Maybe this more belongs in the “you know you’re getting old when” thread, but I strongly suspect it won’t be long until wood as a primary heat source will seem like something straight out of a Wild West tale for most city dwellers.

But Seattle is a city, a pretty good sized one, where it wasn’t at all uncommon as recently as a couple-three decades ago for houses to be heated with woodstoves. The area is blessed by geography and weather to have relatively clean air, but when atmospheric conditions prevent the wind from carrying away the airborne funk, there come directives not to burn wood, the homes with wood as the only adequate heat source excepted.

Now I’m in greater Denver, a locale decidedly NOT blessed with clean air. Like all the houses in this generic suburban subdivision, ours has a fireplace in the living room. I’ve never used it, and doubt I ever will. And my nose rarely picks up the smell of a wood fire anywhere around here.

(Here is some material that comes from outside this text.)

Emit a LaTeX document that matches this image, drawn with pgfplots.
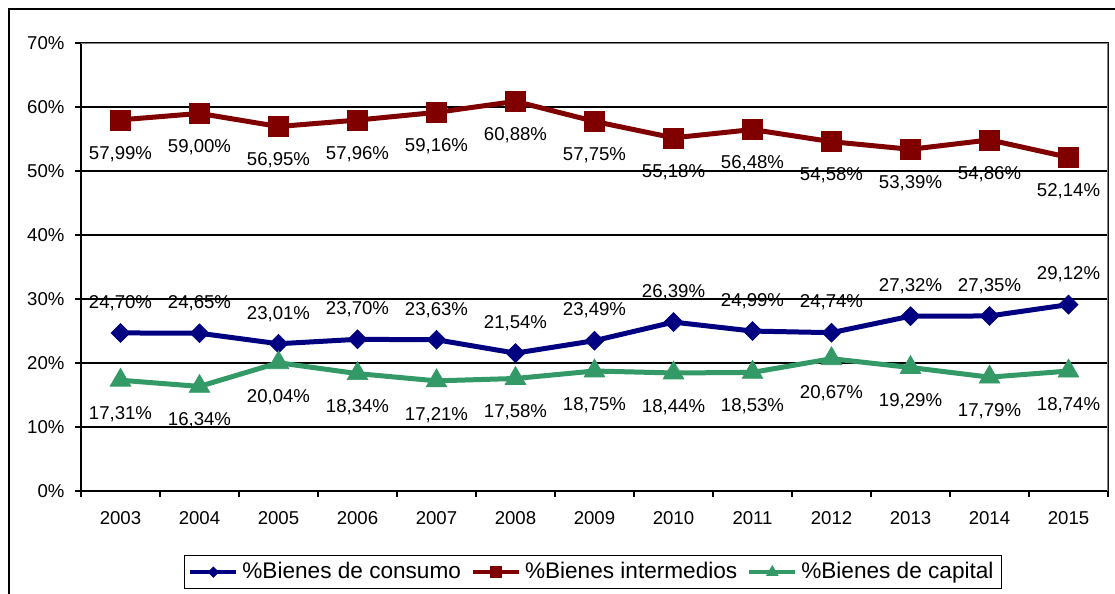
\documentclass[border=0pt]{standalone}
\usepackage{pgfplots}
\pgfplotsset{compat=1.18}
\usepackage{fontspec}
\setmainfont{Liberation Sans}
\definecolor{consumo}{RGB}{0,0,128}
\definecolor{intermedio}{RGB}{128,0,0}
\definecolor{capital}{RGB}{51,153,102}

% shares by year (x = 0 for 2003 ... 12 for 2015)
\pgfplotstableread{
x cons inter cap
0 24.70 57.99 17.31
1 24.65 59.00 16.34
2 23.01 56.95 20.04
3 23.70 57.96 18.34
4 23.63 59.16 17.21
5 21.54 60.88 17.58
6 23.49 57.75 18.75
7 26.39 55.18 18.44
8 24.99 56.48 18.53
9 24.74 54.58 20.67
10 27.32 53.39 19.29
11 27.35 54.86 17.79
12 29.12 52.14 18.74
}\datos

\begin{document}
\fontsize{9.3}{11}\selectfont
\begin{tikzpicture}[x=0.5pt,y=0.5pt]
\useasboundingbox (0,0) rectangle (1115,594);
\draw[line width=0.8pt] (9,585) rectangle (1140,-30);

\begin{axis}[
  at={(40.5pt,51.5pt)}, anchor=south west,
  scale only axis, width=513.5pt, height=224pt,
  xmin=-0.5, xmax=12.5, ymin=0, ymax=70,
  xtick={-0.5,0.5,...,12.5},
  x tick label as interval,
  xticklabels={2003,2004,2005,2006,2007,2008,2009,2010,2011,2012,2013,2014,2015},
  ytick={0,10,...,70},
  yticklabel={\pgfmathprintnumber{\tick}\%},
  /pgf/number format/assume math mode=true,
  tick align=outside,
  major tick length=3pt,
  xtick pos=bottom, ytick pos=left,
  tick style={black, line width=0.7pt},
  xticklabel style={font=\fontsize{9.3}{11}\selectfont, yshift=-4pt},
  yticklabel style={font=\fontsize{9.3}{11}\selectfont, xshift=-2pt},
  axis line style={black, line width=1pt},
  ymajorgrids=true,
  grid style={black, line width=0.6pt},
  every axis plot/.append style={line width=2.5pt},
  nodes near coords={\pgfmathprintnumber[fixed,fixed zerofill,precision=2,use comma]{\pgfplotspointmeta}\%},
  every node near coord/.append style={font=\fontsize{9.3}{11}\selectfont, text=black, anchor=center},
  legend columns=3,
  legend style={at={(0.4985,-0.1429)}, anchor=north, draw=black, line width=0.6pt,
    font=\fontsize{11.3}{13}\selectfont, inner xsep=2pt, inner ysep=1.5pt,
    /tikz/every odd column/.append style={column sep=0pt},
    /tikz/every even column/.append style={column sep=3pt}},
  legend image code/.code={\draw[mark repeat=2,mark phase=2] plot coordinates {(0pt,0pt) (11.5pt,0pt) (23pt,0pt)};},
  legend image post style={line width=2pt, /tikz/every mark/.append style={scale=0.55}},
]
\addplot[consumo, mark=square*, mark size=3.35pt, mark options={rotate=45, solid, line width=0.3pt},
  every node near coord/.append style={yshift=15pt}] table[x=x, y=cons] {\datos};
\addlegendentry{\%Bienes de consumo}
\addplot[intermedio, mark=square*, mark size=5pt, mark options={solid, line width=0.3pt},
  every node near coord/.append style={yshift=-17pt}] table[x=x, y=inter] {\datos};
\addlegendentry{\%Bienes intermedios}
\addplot[capital, mark=triangle*, mark size=6pt, mark options={solid, line width=0.3pt},
  every node near coord/.append style={yshift=-17pt}] table[x=x, y=cap] {\datos};
\addlegendentry{\%Bienes de capital}
\draw[gray, line width=1pt] (rel axis cs:0,1) -- (rel axis cs:1,1) -- (rel axis cs:1,0);
\end{axis}
\end{tikzpicture}
\end{document}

Air pollution aside, wood as a heating fuel leaves much to be desired. Wood (and/or coal) burning basement furnaces still exist, which provide more or less even heat distribution throughout the structure. The people across the street from our family house were still using one in the early 1970s, but with that exception, in my world it was woodstoves and fireplace inserts.

A nice toasty house with a well-stoked woodstove at 10 p.m. was chilly at 6 a.m., and would be for an hour or so until a fresh fire warmed up the place.

Turning a thermostat is a helluva lot easier.